Requirement is the basis for the engagement of the services of a person for hire. If we apply this analogy to all types of hiring, there would be no necessity for employment contracts and employment laws as well.

We have to approach the matter with a broader perspective and in terms of social justice. When the requirement is perennial in nature, the hiring process results in the phenomenon of employment with the inseparable ingredients of the employer, the employee and the contract of employment.

As long as you have an exclusive office for your business/industrial activity, the post of office boy or office assistant becomes an integral part of the office. Therefore, my suggestion would be to convert it into a regular post and appoint a suitable person under a contract of employment. Initially, you can go in for a fixed term contract basis and later regularise the post.

From India, Salem

Presuming that there is not enough workload for a full-time employee, I would suggest you to list out all the activities and their frequency in a month and then enter into a contract for service for fulfilling those tasks with a fixed amount per month. The present system is highly irregular and erratic, which could lead to legal complications later.
From India, Mumbai
Nagarkar Vinayak L

Dear madam,

The nature of requirements of work , irregular frequency and no fixed timings would make this arrangement more as work contracted out to outside agency/ person and may be interpreted to go out of the ambit of employment . His visit to office if at irregular intervals and at different times during the day, can be made to look for collecting work related documents/ material from the office.

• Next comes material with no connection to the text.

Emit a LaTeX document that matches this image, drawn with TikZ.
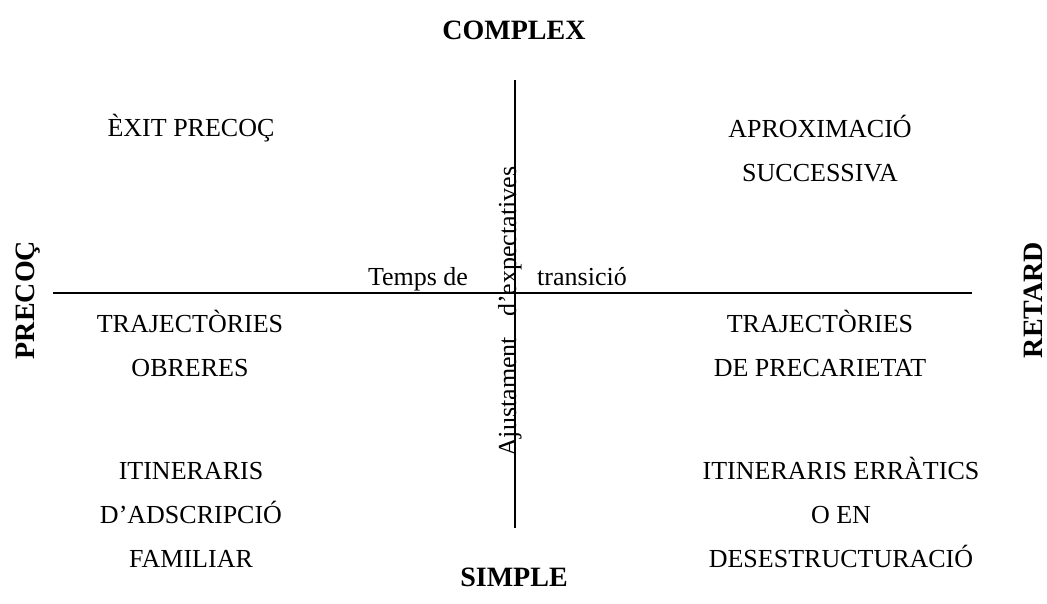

I share view of KKR that it is better to reduce this in writing, spelling it out clearly the above elements of the requirements properly as the contract for service.

As long as this arrangement is not challenged or no dispute is raised by the concerned person for employment, you can carry on. In that event , it will be open for Authorities under the labour laws to decide whether it is the employment or otherwise.


Vinayak Nagarkar
HR and Employee Relations Consultant

From India, Mumbai

The person you hire falls under “casual workers”, it is normally used to refer to individuals who are called on to attend work on an “as and when required” basis.

It would be better to make a contract/ agreement with the person for his engagement as casual employee.